In between the whirlwind of packing, closing our apartment up here, and generally dealing with the adventure of moving across country with three weeks notice, I haven’t had much time to dwell on the long-term effects of the move, which is probably just as well since I’m sure I’d be depressed. I knew from the moment the move was brought up that I would miss the people in Wisconsin fiercely. All my family, friends, and connections live here, and leaving them behind is hard.

Up until this morning I thought the people were all I was going to miss. After all, it’s not like we’re moving to Kansas, or the depths of New York City (some deranged people’s idea of heaven, I understand). We’re moving to Florida, the Sunshine State. I’ll get to swim in the ocean every day if I so desire, with dolphins or pelicans or whatever takes my fancy. I’ll get to explore the Everglades on the weekends, and wander through neighborhoods filled with fruit trees and flowers. Key West will be a few hours away.

And yet I woke this morning with a lump in my throat and that all-at-once knowing that comes most clearly when you first wake. And I knew I would miss Wisconsin terribly. I’m going to miss the clear, crisp, blue smell of Lake Superior. I’m going to miss the red-brown glint of agates on the beach. I’m going to miss galloping a horse through fire-colored autumn woods filled with the mustiness of falling leaves. I’m going to miss secluded, daisy-chocked fields in the middle of nowhere. Maple trees. Sunwarmed raspberries. Crunchy wild apples which taste of summer and sunshine. Farm fields, blue with flax and golden with corn. Red barns and silver silos. Chipmunks eating out of my hand, and chickadees twittering in my ear. I’m going to miss the wild rose-colored glory of an orchard in blossom.

I love Wisconsin. Even though winter lasts forever and we get blizzards in May and the average temperature for snowy months is twenty below.

I know I will also love Florida, and all the other places we travel. But the one truth I know most surely as I watch Wisconsin vanish in the rear-view mirror?

This will always be my home. I’m a Wisconsin country girl, and always will be.

Monday, April 4, 2011

Obligatory “Why I Started This Blog” Post

So why did I start this blog?

A whim? Pregnancy hormones? Maybe just because I like random blogs? Do I have to have a reason? J

*turns to Chesterton to discover that no I do not but most people do*

I suppose it’s mostly because I’m starting to have more to say than belongs in my writing blog’s slot. And rather than clutter that blog up with the random yarn tangles my brain produces, I decided to create a separate space. Every once in a while I like to take my brain out and give it a good shake. Usually something falls out. This blog is the box which catches the somethings.
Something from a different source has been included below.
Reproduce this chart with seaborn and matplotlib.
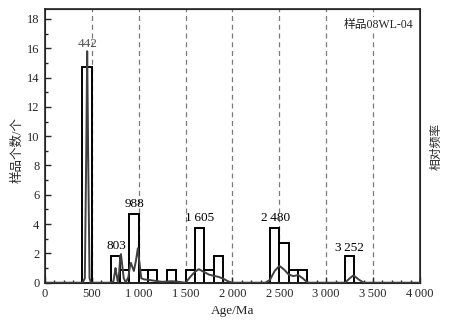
import pandas as pd
import matplotlib
matplotlib.use("Agg")
import matplotlib.pyplot as plt
import seaborn as sns
from matplotlib.ticker import MultipleLocator

# 直方图: 每 100 Ma 一个区间 (区间起点, 高度)
bin_start = [400, 700, 800, 900, 1000, 1100, 1300, 1500, 1600, 1700, 1800,
             2400, 2500, 2600, 2700, 3200]
bin_count = [14.7, 1.8, 0.85, 4.7, 0.85, 0.85, 0.85, 0.85, 3.7, 0.85, 1.8,
             3.7, 2.7, 0.85, 0.85, 1.8]

# 相对频率曲线
curve_age = [0, 400, 425, 440, 450, 460, 475, 490, 700, 730, 745, 752, 762,
             776, 790, 803, 810, 820, 840, 862, 890, 905, 917, 930, 948, 970,
             990, 1005, 1027, 1060, 1100, 1150, 1200, 1250, 1300, 1350, 1400,
             1450, 1500, 1550, 1600, 1640, 1700, 1750, 1800, 1850, 1900, 1950,
             2000, 2350, 2400, 2450, 2500, 2550, 2600, 2650, 2700, 2750, 2800,
             3200, 3250, 3290, 3350, 3400, 4000]
curve_val = [0, 0, 0.3, 9, 15.8, 9, 0.3, 0, 0, 0.1, 0.7, 1.0, 0.6,
             0.05, 0.6, 1.8, 1.95, 1.4, 0.3, 0.02, 0.4, 1.1, 1.35, 1.1, 0.8, 1.5,
             2.35, 1.5, 0.3, 0.22, 0.2, 0.15, 0.1, 0.06, 0.08, 0.1, 0.08,
             0.04, 0, 0.4, 0.75, 0.92, 0.72, 0.55, 0.47, 0.4, 0.28, 0.1,
             0, 0, 0.2, 0.8, 1.15, 0.9, 0.55, 0.45, 0.52, 0.3, 0,
             0, 0.3, 0.5, 0.2, 0, 0]

# 峰值标注
peak_text = ["442", "803", "988", "1\u2009605", "2\u2009480", "3\u2009252"]
peak_x = [460, 760, 955, 1645, 2455, 3252]
peak_y = [16.3, 2.5, 5.4, 4.45, 4.45, 2.4]

guide_lines = [500, 1000, 1500, 2000, 2500, 3000, 3500]
xticks = [0, 500, 1000, 1500, 2000, 2500, 3000, 3500, 4000]
xtick_labels = ["0", "500", "1\u2009000", "1\u2009500", "2\u2009000",
                "2\u2009500", "3\u2009000", "3\u2009500", "4\u2009000"]

hist_df = pd.DataFrame({"age": bin_start, "count": bin_count})

sns.set_style("ticks")
plt.rcParams["font.family"] = ["Liberation Serif", "Noto Sans CJK SC", "DejaVu Sans"]
plt.rcParams["axes.unicode_minus"] = False

fig, ax = plt.subplots(figsize=(4.52, 3.22), dpi=100)
fig.subplots_adjust(left=45 / 452, right=420 / 452,
                    top=1 - 9.3 / 322, bottom=1 - 282.7 / 322)

for gx in guide_lines:
    ax.axvline(gx, color="#7a7a7a", lw=0.9, ls=(0, (4, 3)), zorder=0)

sns.histplot(data=hist_df, x="age", weights="count",
             binwidth=100, binrange=(0, 4000), color="white", edgecolor="black",
             linewidth=1.4, alpha=1, ax=ax, zorder=2)
sns.lineplot(x=curve_age, y=curve_val, color="#404040", lw=1.4,
             estimator=None, ax=ax, zorder=3)

for t, px, py in zip(peak_text, peak_x, peak_y):
    ax.text(px, py, t, ha="center", va="center", fontsize=9.5,
            color="#555555" if t == "442" else "black", zorder=4)

ax.text(0.982, 0.965, "样品08WL-04", transform=ax.transAxes, ha="right",
        va="top", fontsize=8.5, zorder=5,
        bbox=dict(facecolor="white", edgecolor="none", pad=1.5))

ax.set_xlim(0, 4000)
ax.set_ylim(0, 18.66)
ax.set_xticks(xticks)
ax.set_xticklabels(xtick_labels)
ax.xaxis.set_minor_locator(MultipleLocator(100))
ax.yaxis.set_major_locator(MultipleLocator(2))
ax.yaxis.set_minor_locator(MultipleLocator(1))
ax.tick_params(which="both", direction="in", labelsize=9, width=1)
ax.tick_params(which="major", length=4, pad=4)
ax.tick_params(which="minor", length=2.5)
for sp in ax.spines.values():
    sp.set_linewidth(1.2)
    sp.set_visible(True)

ax.set_xlabel("Age/Ma", fontsize=9.5)
ax.set_ylabel("样品个数/个", fontsize=9)
ax.xaxis.set_label_coords(0.5, -0.082)
ax.yaxis.set_label_coords(-0.058, 0.485)

ax2 = ax.twinx()
ax2.set_yticks([])
ax2.set_ylabel("相对频率", fontsize=8.5)
ax2.yaxis.set_label_coords(1.027, 0.5)

fig.savefig("out.png", dpi=100)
Oh yes, and what’s with the diamonds in the sandbox? I believe in little things. The world is full of treasure: you just have to look hard enough. If you open your eyes and take a little time, it’s amazing what you see. Ordinary paths become the start of a quest. Two trees bent together are a portal to Narnia. That wizened old man is an angel in disguise. No matter how twisted and steep the road becomes, there’s a green meadow and a waterfall somewhere not too far away. And yes. No matter how gritty and ordinary a sandbox is, there’s always diamonds if you look.